WHAT YOU WILL DO - Reproduce each line of the material exactly, minus any picture.

>>>

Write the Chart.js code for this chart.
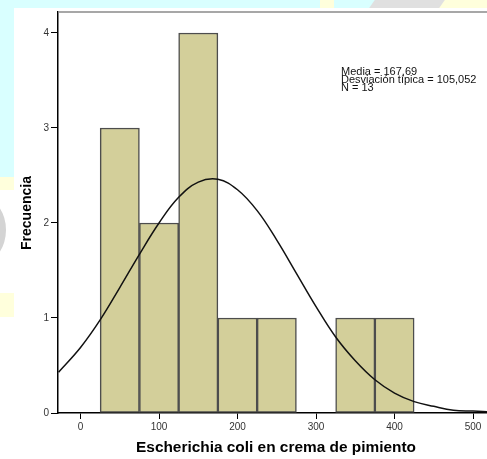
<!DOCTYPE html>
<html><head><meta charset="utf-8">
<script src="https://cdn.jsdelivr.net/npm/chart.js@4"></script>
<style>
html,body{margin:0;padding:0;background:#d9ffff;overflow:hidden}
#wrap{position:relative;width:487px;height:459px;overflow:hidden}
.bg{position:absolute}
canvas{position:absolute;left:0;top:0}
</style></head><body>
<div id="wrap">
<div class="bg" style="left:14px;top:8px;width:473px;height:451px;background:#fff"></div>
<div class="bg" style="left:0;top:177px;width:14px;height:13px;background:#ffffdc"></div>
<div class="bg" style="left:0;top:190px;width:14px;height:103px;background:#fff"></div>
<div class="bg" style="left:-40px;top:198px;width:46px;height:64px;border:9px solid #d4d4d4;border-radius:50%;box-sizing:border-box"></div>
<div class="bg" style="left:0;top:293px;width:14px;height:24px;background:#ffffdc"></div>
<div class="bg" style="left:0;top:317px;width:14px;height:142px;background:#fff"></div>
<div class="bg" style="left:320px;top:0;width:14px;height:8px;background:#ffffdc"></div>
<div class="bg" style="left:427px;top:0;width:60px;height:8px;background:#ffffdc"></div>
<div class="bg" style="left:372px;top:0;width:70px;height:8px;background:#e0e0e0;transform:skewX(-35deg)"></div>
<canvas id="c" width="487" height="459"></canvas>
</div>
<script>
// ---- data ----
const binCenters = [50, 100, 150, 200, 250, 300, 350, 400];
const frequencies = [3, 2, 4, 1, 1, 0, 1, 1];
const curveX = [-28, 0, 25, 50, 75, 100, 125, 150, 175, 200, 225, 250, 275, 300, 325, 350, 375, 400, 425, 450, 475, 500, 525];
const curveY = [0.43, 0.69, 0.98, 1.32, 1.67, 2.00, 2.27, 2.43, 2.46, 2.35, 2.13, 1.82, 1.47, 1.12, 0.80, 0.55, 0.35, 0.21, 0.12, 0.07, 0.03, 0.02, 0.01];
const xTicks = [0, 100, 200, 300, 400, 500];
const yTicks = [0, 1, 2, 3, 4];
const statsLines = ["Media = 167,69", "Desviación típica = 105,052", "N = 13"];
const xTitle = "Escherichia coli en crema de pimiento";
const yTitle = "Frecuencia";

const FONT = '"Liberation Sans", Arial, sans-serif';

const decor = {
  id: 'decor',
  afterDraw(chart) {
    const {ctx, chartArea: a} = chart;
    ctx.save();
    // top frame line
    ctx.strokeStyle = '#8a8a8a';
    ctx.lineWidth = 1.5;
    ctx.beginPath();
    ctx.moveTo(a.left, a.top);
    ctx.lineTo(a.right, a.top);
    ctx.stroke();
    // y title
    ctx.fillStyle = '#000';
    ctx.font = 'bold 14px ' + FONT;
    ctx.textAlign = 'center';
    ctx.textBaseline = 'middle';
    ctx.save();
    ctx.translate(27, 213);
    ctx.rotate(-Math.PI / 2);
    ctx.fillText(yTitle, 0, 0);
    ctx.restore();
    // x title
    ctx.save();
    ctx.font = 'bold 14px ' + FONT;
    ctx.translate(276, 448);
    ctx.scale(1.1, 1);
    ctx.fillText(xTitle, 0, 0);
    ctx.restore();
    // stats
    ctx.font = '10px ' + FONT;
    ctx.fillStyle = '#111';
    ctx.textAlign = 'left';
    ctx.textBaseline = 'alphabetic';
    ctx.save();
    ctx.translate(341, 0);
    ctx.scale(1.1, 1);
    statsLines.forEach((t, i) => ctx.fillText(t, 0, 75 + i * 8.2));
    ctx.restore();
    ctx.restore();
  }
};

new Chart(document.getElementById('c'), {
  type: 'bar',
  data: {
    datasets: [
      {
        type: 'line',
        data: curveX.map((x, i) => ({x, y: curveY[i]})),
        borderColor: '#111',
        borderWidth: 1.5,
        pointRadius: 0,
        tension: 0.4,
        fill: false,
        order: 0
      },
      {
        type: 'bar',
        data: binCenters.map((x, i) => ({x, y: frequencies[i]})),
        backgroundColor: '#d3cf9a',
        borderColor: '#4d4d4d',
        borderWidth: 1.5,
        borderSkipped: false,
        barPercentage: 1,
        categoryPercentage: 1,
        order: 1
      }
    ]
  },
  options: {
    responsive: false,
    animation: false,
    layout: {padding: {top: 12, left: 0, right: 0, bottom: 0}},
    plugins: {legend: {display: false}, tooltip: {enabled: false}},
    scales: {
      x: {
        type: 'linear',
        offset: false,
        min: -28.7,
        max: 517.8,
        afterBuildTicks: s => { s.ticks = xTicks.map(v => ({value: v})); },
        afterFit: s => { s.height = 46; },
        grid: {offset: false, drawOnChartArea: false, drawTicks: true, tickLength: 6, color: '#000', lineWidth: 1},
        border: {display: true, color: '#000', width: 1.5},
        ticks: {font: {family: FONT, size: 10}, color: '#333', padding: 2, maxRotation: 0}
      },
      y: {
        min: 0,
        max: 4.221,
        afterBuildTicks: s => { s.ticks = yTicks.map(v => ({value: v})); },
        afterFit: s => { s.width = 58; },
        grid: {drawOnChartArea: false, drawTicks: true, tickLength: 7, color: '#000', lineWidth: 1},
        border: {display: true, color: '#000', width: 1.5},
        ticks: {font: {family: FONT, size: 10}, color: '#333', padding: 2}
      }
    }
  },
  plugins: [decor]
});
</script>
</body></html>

<<<

EXERCISE SOLUTION -
Write the Chart.js code for this chart.
<!DOCTYPE html>
<html><head><meta charset="utf-8">
<script src="https://cdn.jsdelivr.net/npm/chart.js@4"></script>
<style>
html,body{margin:0;padding:0;background:#d9ffff;overflow:hidden}
#wrap{position:relative;width:487px;height:459px;overflow:hidden}
.bg{position:absolute}
canvas{position:absolute;left:0;top:0}
</style></head><body>
<div id="wrap">
<div class="bg" style="left:14px;top:8px;width:473px;height:451px;background:#fff"></div>
<div class="bg" style="left:0;top:177px;width:14px;height:13px;background:#ffffdc"></div>
<div class="bg" style="left:0;top:190px;width:14px;height:103px;background:#fff"></div>
<div class="bg" style="left:-40px;top:198px;width:46px;height:64px;border:9px solid #d4d4d4;border-radius:50%;box-sizing:border-box"></div>
<div class="bg" style="left:0;top:293px;width:14px;height:24px;background:#ffffdc"></div>
<div class="bg" style="left:0;top:317px;width:14px;height:142px;background:#fff"></div>
<div class="bg" style="left:320px;top:0;width:14px;height:8px;background:#ffffdc"></div>
<div class="bg" style="left:427px;top:0;width:60px;height:8px;background:#ffffdc"></div>
<div class="bg" style="left:372px;top:0;width:70px;height:8px;background:#e0e0e0;transform:skewX(-35deg)"></div>
<canvas id="c" width="487" height="459"></canvas>
</div>
<script>
// ---- data ----
const binCenters = [50, 100, 150, 200, 250, 300, 350, 400];
const frequencies = [3, 2, 4, 1, 1, 0, 1, 1];
const curveX = [-28, 0, 25, 50, 75, 100, 125, 150, 175, 200, 225, 250, 275, 300, 325, 350, 375, 400, 425, 450, 475, 500, 525];
const curveY = [0.43, 0.69, 0.98, 1.32, 1.67, 2.00, 2.27, 2.43, 2.46, 2.35, 2.13, 1.82, 1.47, 1.12, 0.80, 0.55, 0.35, 0.21, 0.12, 0.07, 0.03, 0.02, 0.01];
const xTicks = [0, 100, 200, 300, 400, 500];
const yTicks = [0, 1, 2, 3, 4];
const statsLines = ["Media = 167,69", "Desviación típica = 105,052", "N = 13"];
const xTitle = "Escherichia coli en crema de pimiento";
const yTitle = "Frecuencia";

const FONT = '"Liberation Sans", Arial, sans-serif';

const decor = {
  id: 'decor',
  afterDraw(chart) {
    const {ctx, chartArea: a} = chart;
    ctx.save();
    // top frame line
    ctx.strokeStyle = '#8a8a8a';
    ctx.lineWidth = 1.5;
    ctx.beginPath();
    ctx.moveTo(a.left, a.top);
    ctx.lineTo(a.right, a.top);
    ctx.stroke();
    // y title
    ctx.fillStyle = '#000';
    ctx.font = 'bold 14px ' + FONT;
    ctx.textAlign = 'center';
    ctx.textBaseline = 'middle';
    ctx.save();
    ctx.translate(27, 213);
    ctx.rotate(-Math.PI / 2);
    ctx.fillText(yTitle, 0, 0);
    ctx.restore();
    // x title
    ctx.save();
    ctx.font = 'bold 14px ' + FONT;
    ctx.translate(276, 448);
    ctx.scale(1.1, 1);
    ctx.fillText(xTitle, 0, 0);
    ctx.restore();
    // stats
    ctx.font = '10px ' + FONT;
    ctx.fillStyle = '#111';
    ctx.textAlign = 'left';
    ctx.textBaseline = 'alphabetic';
    ctx.save();
    ctx.translate(341, 0);
    ctx.scale(1.1, 1);
    statsLines.forEach((t, i) => ctx.fillText(t, 0, 75 + i * 8.2));
    ctx.restore();
    ctx.restore();
  }
};

new Chart(document.getElementById('c'), {
  type: 'bar',
  data: {
    datasets: [
      {
        type: 'line',
        data: curveX.map((x, i) => ({x, y: curveY[i]})),
        borderColor: '#111',
        borderWidth: 1.5,
        pointRadius: 0,
        tension: 0.4,
        fill: false,
        order: 0
      },
      {
        type: 'bar',
        data: binCenters.map((x, i) => ({x, y: frequencies[i]})),
        backgroundColor: '#d3cf9a',
        borderColor: '#4d4d4d',
        borderWidth: 1.5,
        borderSkipped: false,
        barPercentage: 1,
        categoryPercentage: 1,
        order: 1
      }
    ]
  },
  options: {
    responsive: false,
    animation: false,
    layout: {padding: {top: 12, left: 0, right: 0, bottom: 0}},
    plugins: {legend: {display: false}, tooltip: {enabled: false}},
    scales: {
      x: {
        type: 'linear',
        offset: false,
        min: -28.7,
        max: 517.8,
        afterBuildTicks: s => { s.ticks = xTicks.map(v => ({value: v})); },
        afterFit: s => { s.height = 46; },
        grid: {offset: false, drawOnChartArea: false, drawTicks: true, tickLength: 6, color: '#000', lineWidth: 1},
        border: {display: true, color: '#000', width: 1.5},
        ticks: {font: {family: FONT, size: 10}, color: '#333', padding: 2, maxRotation: 0}
      },
      y: {
        min: 0,
        max: 4.221,
        afterBuildTicks: s => { s.ticks = yTicks.map(v => ({value: v})); },
        afterFit: s => { s.width = 58; },
        grid: {drawOnChartArea: false, drawTicks: true, tickLength: 7, color: '#000', lineWidth: 1},
        border: {display: true, color: '#000', width: 1.5},
        ticks: {font: {family: FONT, size: 10}, color: '#333', padding: 2}
      }
    }
  },
  plugins: [decor]
});
</script>
</body></html>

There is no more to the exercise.